▸ **What needs to be done**: Exactly reproduce the lines that run from the one containing "What matplotlib code" through the one containing "counts = [1, 2, 2, 2, 2, 6, 3, 2]", ends included, with no pictures.

▸ **Data excerpts**:
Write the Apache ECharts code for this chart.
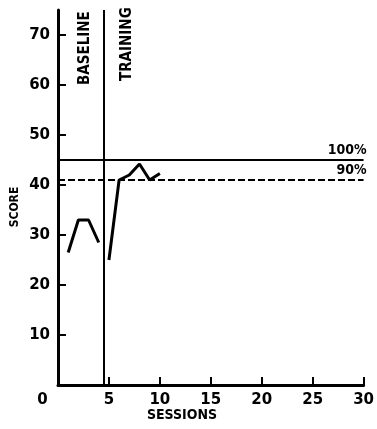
<!DOCTYPE html>
<html>
<head>
<meta charset="utf-8">
<script src="https://cdn.jsdelivr.net/npm/echarts@6/dist/echarts.min.js"></script>
<style>html,body{margin:0;padding:0;background:#fff;}#c{width:377px;height:429px;}</style>
</head>
<body>
<div id="c"></div>
<script>
// Data
var baselineSessions = [1, 2, 3, 4];
var baselineScores = [26.5, 33, 33, 28.5];
var trainingSessions = [5, 6, 7, 8, 9, 10];
var trainingScores = [25, 41, 42, 44.2, 41, 42.3];
var criterion100 = 45;
var criterion90 = 41;
var phaseChange = 4.5;
var xTicks = [0, 5, 10, 15, 20, 25, 30];
var yTicks = [10, 20, 30, 40, 50, 60, 70];
var phaseLabels = ['BASELINE', 'TRAINING'];
var criterionLabels = ['100%', '90%'];

function pairs(xs, ys) { return xs.map(function (x, i) { return [x, ys[i]]; }); }

var chart = echarts.init(document.getElementById('c'), null, {renderer: 'canvas'});
var lblFont = 'DejaVu Sans';
var condFont = '"DejaVu Sans Condensed", "Liberation Sans Narrow", "DejaVu Sans"';

chart.setOption({
  animation: false,
  backgroundColor: '#fff',
  grid: {left: 58, right: 12, top: 10, bottom: 44, containLabel: false},
  xAxis: {
    type: 'value', min: 0, max: 30, interval: 5,
    axisLine: {show: true, lineStyle: {color: '#000', width: 3}},
    axisTick: {show: true, inside: true, length: 8, lineStyle: {color: '#000', width: 2}, customValues: [5, 10, 15, 20, 25, 30]},
    splitLine: {show: false},
    axisLabel: {
      customValues: xTicks,
      color: '#000', fontFamily: lblFont, fontWeight: 'bold', fontSize: 15, margin: 8,
      formatter: function (v) { return v === 0 ? '{z|0}' : String(v); },
      rich: {z: {padding: [0, 31, 0, 0], color: '#000', fontFamily: lblFont, fontWeight: 'bold', fontSize: 15}}
    }
  },
  yAxis: {
    type: 'value', min: 0, max: 75, interval: 5,
    axisLine: {show: true, lineStyle: {color: '#000', width: 3}},
    axisTick: {show: true, inside: true, length: 8, lineStyle: {color: '#000', width: 2}, customValues: yTicks},
    splitLine: {show: false},
    axisLabel: {customValues: yTicks, color: '#000', fontFamily: lblFont, fontWeight: 'bold', fontSize: 15, margin: 8}
  },
  series: [
    {
      type: 'line', data: pairs(baselineSessions, baselineScores), showSymbol: false,
      lineStyle: {color: '#000', width: 3}, z: 5,
      markLine: {
        silent: true, symbol: 'none', animation: false,
        data: [
          {xAxis: phaseChange, lineStyle: {color: '#000', width: 2, type: 'solid'}, label: {show: false}},
          {yAxis: criterion100, lineStyle: {color: '#000', width: 2, type: 'solid'},
            label: {show: true, position: 'insideEndTop', formatter: criterionLabels[0], color: '#000', fontFamily: condFont, fontWeight: 'bold', fontSize: 14, distance: [-3, 3]}},
          {yAxis: criterion90, lineStyle: {color: '#000', width: 2, type: [7, 3]},
            label: {show: true, position: 'insideEndTop', formatter: criterionLabels[1], color: '#000', fontFamily: condFont, fontWeight: 'bold', fontSize: 14, distance: [-3, 3]}}
        ]
      }
    },
    {
      type: 'line', data: pairs(trainingSessions, trainingScores), showSymbol: false,
      lineStyle: {color: '#000', width: 3}, z: 5
    }
  ],
  graphic: [
    {type: 'text', x: 85, y: 85, rotation: Math.PI / 2, style: {text: phaseLabels[0], fill: '#000', font: 'bold 15px ' + condFont, textAlign: 'left', textVerticalAlign: 'middle'}},
    {type: 'text', x: 127, y: 81, rotation: Math.PI / 2, style: {text: phaseLabels[1], fill: '#000', font: 'bold 15px ' + condFont, textAlign: 'left', textVerticalAlign: 'middle'}},
    {type: 'text', x: 15, y: 207, rotation: Math.PI / 2, style: {text: 'SCORE', fill: '#000', font: 'bold 12px ' + condFont, textAlign: 'center', textVerticalAlign: 'middle'}},
    {type: 'text', x: 182, y: 415, style: {text: 'SESSIONS', fill: '#000', font: 'bold 14px ' + condFont, textAlign: 'center', textVerticalAlign: 'middle'}}
  ]
});
</script>
</body>
</html>
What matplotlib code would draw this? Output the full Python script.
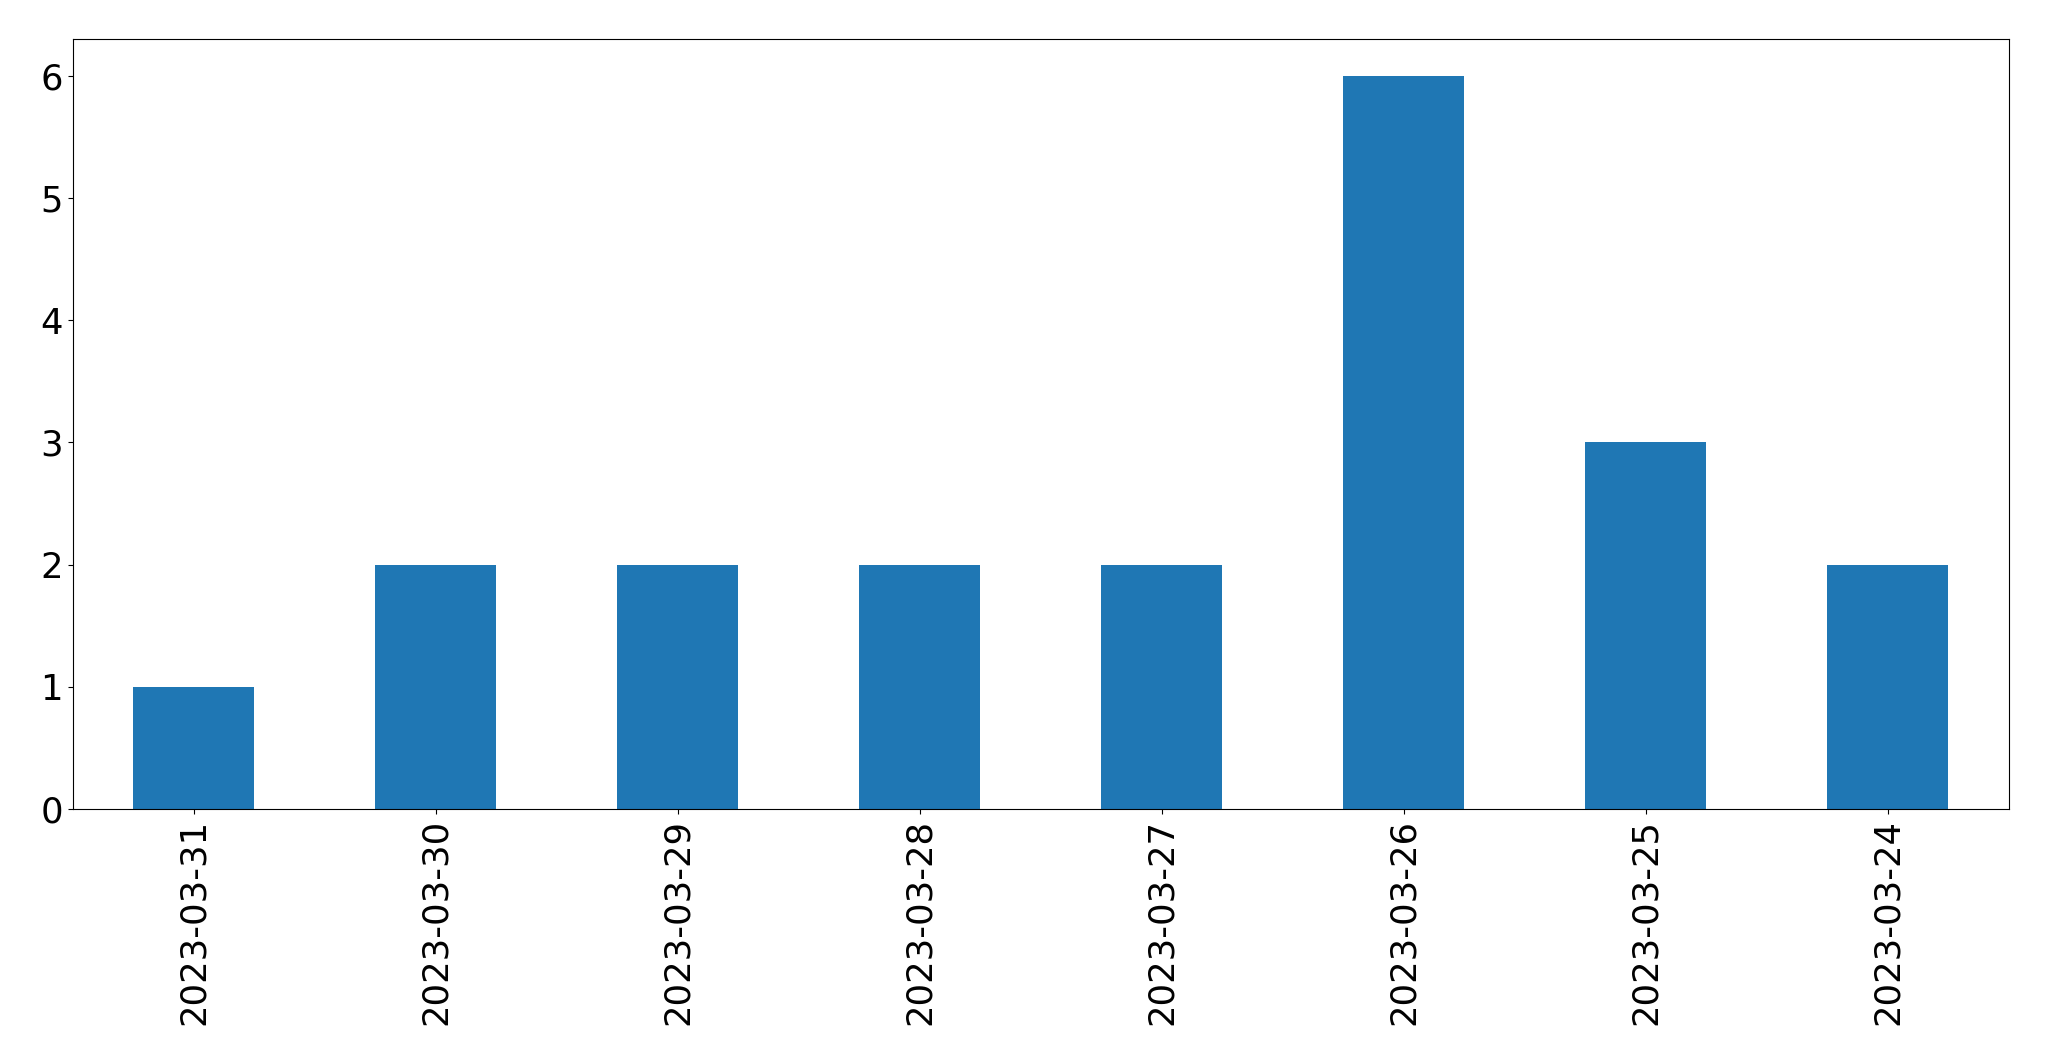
import matplotlib
matplotlib.use("Agg")
import matplotlib.pyplot as plt

dates = ["2023-03-31", "2023-03-30", "2023-03-29", "2023-03-28",
         "2023-03-27", "2023-03-26", "2023-03-25", "2023-03-24"]
counts = [1, 2, 2, 2, 2, 6, 3, 2]

fig = plt.figure(figsize=(20.49, 10.61), dpi=100)
ax = fig.add_axes([72.5 / 2049, 1 - 809 / 1061, (2009 - 72.5) / 2049, (809 - 39) / 1061])
x = list(range(len(dates)))
ax.bar(x, counts, width=0.5, color="#1f77b4")
ax.set_xlim(-0.5, len(dates) - 0.5)
ax.set_ylim(0, 6.3)
ax.set_xticks(x)
ax.set_xticklabels(dates, rotation=90)
ax.tick_params(labelsize=25.5)
fig.savefig("out.png", dpi=100)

▸ **Result of the exercise**:
What matplotlib code would draw this? Output the full Python script.
import matplotlib
matplotlib.use("Agg")
import matplotlib.pyplot as plt

dates = ["2023-03-31", "2023-03-30", "2023-03-29", "2023-03-28",
         "2023-03-27", "2023-03-26", "2023-03-25", "2023-03-24"]
counts = [1, 2, 2, 2, 2, 6, 3, 2]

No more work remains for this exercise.